The new State of Israel’s first major war with regional Arab states in 1948-1949 was generally successful for Israel. It fought off conquest by military units from the four adjacent and two more distant Arab states (Egypt, Transjordan, Syria, Lebanon plus Iraq and Saudi Arabia). However, in that war the Kingdom of Transjordan (occupying the three-quarter portion of the original Palestine Mandate east of the Jordan River), while not conquering Israel, did gain some land/terrain west of the river, territory it proceeded to call the West Bank. It soon (by 1950) changed its name as a political entity, a state, from the “Kingdom of Transjordan” to the “Kingdom of Jordan.” Now the Arab state in what had been the Palestine Mandate was not only located trans-Jordan (across the Jordan), but on both sides of the Jordan River.

A suggestion: check out the history related above in encyclopedias published earlier in the Twentieth Century, mid-Century and earlier. I recall browsing an edition of the Encyclopedia Britannica from the 1910s (don’t recall the exact year) and finding many references to the areas called “Judea,” “Samaria,” “Galilee,” and no mention at all of political concepts or places now called “West Bank,” “Transjordan,” “Jordan.”

A question: what does “West Bank” refer to if in the uncapitalized form “west bank”? The “west bank” (of the Jordan River) is “all” of the land west of the river. While the term “West Bank” capitalized refers to precisely the disputed area west of the Jordan River controlled by the state of Jordan from 1948 through 1967, by Israel since, with the latter recently allocating some control over portions to the Palestinian Authority.
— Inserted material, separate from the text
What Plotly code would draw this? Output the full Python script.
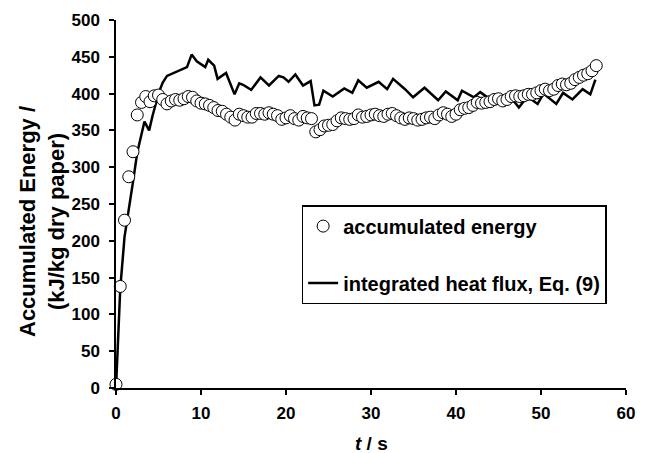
import plotly.graph_objects as go

# accumulated energy (markers), sampled every 0.5 s
t_marker = [0.0, 0.5, 1.0, 1.5, 2.0, 2.5, 3.0, 3.5, 4.0, 4.5, 5.0, 5.5, 6.0, 6.5, 7.0, 7.5, 8.0, 8.5, 9.0, 9.5,
            10.0, 10.5, 11.0, 11.5, 12.0, 12.5, 13.0, 13.5, 14.0, 14.5, 15.0, 15.5, 16.0, 16.5, 17.0, 17.5, 18.0, 18.5, 19.0, 19.5,
            20.0, 20.5, 21.0, 21.5, 22.0, 22.5, 23.0, 23.5, 24.0, 24.5, 25.0, 25.5, 26.0, 26.5, 27.0, 27.5, 28.0, 28.5, 29.0, 29.5,
            30.0, 30.5, 31.0, 31.5, 32.0, 32.5, 33.0, 33.5, 34.0, 34.5, 35.0, 35.5, 36.0, 36.5, 37.0, 37.5, 38.0, 38.5, 39.0, 39.5,
            40.0, 40.5, 41.0, 41.5, 42.0, 42.5, 43.0, 43.5, 44.0, 44.5, 45.0, 45.5, 46.0, 46.5, 47.0, 47.5, 48.0, 48.5, 49.0, 49.5,
            50.0, 50.5, 51.0, 51.5, 52.0, 52.5, 53.0, 53.5, 54.0, 54.5, 55.0, 55.5, 56.0, 56.5]
e_marker = [5, 138, 228, 287, 321, 371, 388, 396, 389, 397, 398, 392, 386, 390, 392, 391, 393, 396, 395, 390,
            387, 386, 384, 381, 377, 376, 372, 368, 364, 372, 370, 368, 368, 373, 373, 372, 374, 372, 370, 365,
            367, 370, 366, 364, 369, 367, 366, 348, 351, 356, 357, 358, 363, 367, 366, 365, 366, 371, 368, 369,
            371, 372, 370, 369, 372, 373, 370, 367, 365, 367, 366, 364, 365, 367, 368, 366, 371, 374, 372, 369,
            372, 378, 380, 381, 384, 388, 387, 388, 389, 392, 393, 390, 392, 396, 397, 396, 397, 399, 399, 401,
            404, 406, 404, 406, 411, 413, 412, 414, 419, 422, 425, 427, 431, 438]

# integrated heat flux, Eq. (9) (line)
t_line = [0.0, 0.5, 1.0, 1.5, 2.0, 2.5, 2.9, 3.35, 3.9, 4.3, 5.05, 5.5, 6.0, 6.6, 7.4, 8.35, 8.9, 9.5,
          10.5, 10.85, 11.55, 11.95, 12.95, 13.95, 14.5, 14.95, 15.9, 17.0, 18.0, 19.15, 19.7, 20.3,
          21.1, 22.0, 22.9, 23.35, 23.9, 24.4, 25.5, 26.85, 27.8, 28.5, 29.5, 30.9, 31.9, 32.6, 34.0,
          34.95, 36.3, 37.9, 38.8, 40.2, 40.7, 42.1, 42.85, 43.7, 44.6, 45.6, 46.3, 47.4, 48.4, 49.6,
          50.3, 51.8, 52.6, 53.7, 54.9, 55.8, 56.4]
e_line = [0, 135, 205, 240, 280, 320, 338, 362, 350, 370, 402, 415, 424, 427, 432, 436, 453, 444,
          436, 446, 438, 420, 428, 399, 414, 412, 405, 422, 411, 424, 422, 416,
          426, 411, 417, 384, 385, 404, 396, 407, 401, 418, 408, 416, 406, 420, 406,
          395, 408, 391, 403, 391, 404, 395, 402, 395, 398, 390, 397, 381, 396, 386,
          400, 386, 401, 392, 406, 399, 419]

x_ticks = [0, 10, 20, 30, 40, 50, 60]
y_ticks = [0, 50, 100, 150, 200, 250, 300, 350, 400, 450, 500]

FONT = "Liberation Sans"

fig = go.Figure()
fig.add_trace(go.Scatter(
    x=t_line, y=e_line, mode="lines",
    name="integrated heat flux, Eq. (9)",
    line=dict(color="black", width=2.5),
    legendgroup="b", legendrank=2, cliponaxis=False,
))
fig.add_trace(go.Scatter(
    x=t_marker, y=e_marker, mode="markers",
    name="accumulated energy",
    marker=dict(symbol="circle", size=12, color="white", line=dict(color="black", width=1)),
    legendgroup="a", legendrank=1, cliponaxis=False,
))

axis_common = dict(
    showline=True, linecolor="black", linewidth=1.5, mirror=False,
    ticks="outside", ticklen=5, tickwidth=1.5, tickcolor="black",
    showgrid=False, zeroline=False,
    tickfont=dict(family=FONT, size=17, color="black", weight="bold"),
)

fig.update_layout(
    width=646, height=453,
    margin=dict(l=116, r=11, t=20, b=65),
    paper_bgcolor="white", plot_bgcolor="white",
    xaxis=dict(range=[0, 60], tickvals=x_ticks, ticklabelstandoff=4, **axis_common),
    yaxis=dict(range=[0, 500], tickvals=y_ticks, ticklabelstandoff=6, **axis_common),
    legend=dict(
        x=0.364, y=0.497, xanchor="left", yanchor="top",
        bordercolor="black", borderwidth=1.5, bgcolor="white",
        font=dict(family=FONT, size=20, color="black", weight="bold"),
        tracegroupgap=28, traceorder="grouped",
        itemwidth=30,
    ),
    showlegend=True,
)

fig.add_annotation(
    xref="paper", yref="paper", x=0.5, y=0, yshift=-55,
    text="<i>t</i> / s", showarrow=False,
    xanchor="center", yanchor="middle",
    font=dict(family=FONT, size=19, color="black", weight="bold"),
)
fig.add_annotation(
    xref="paper", yref="paper", x=0, y=0.5, xshift=-74, yshift=-18,
    text="Accumulated Energy /<br>(kJ/kg dry paper)", showarrow=False,
    textangle=-90, xanchor="center", yanchor="middle",
    font=dict(family=FONT, size=22, color="black", weight="bold"),
)

fig.write_html("out.html")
Historical facts do not go away, although they may be ignored for a long, long time. What are or might be the long-term (much less the short-term, i.e., until now) implications of the Kingdom of Jordan being formed from and standing on eastern Palestine?

Some people talk of a one, two or three state solution for the land of the Palestine Mandate west of the Jordan River (on Israel’s side of the river). Might a symmetrical political conversation be initiated for a two state solution in Palestine east of the Jordan River – one ruled by Arabs who define themselves as Hashemite, and one by Arabs who call themselves Palestinian?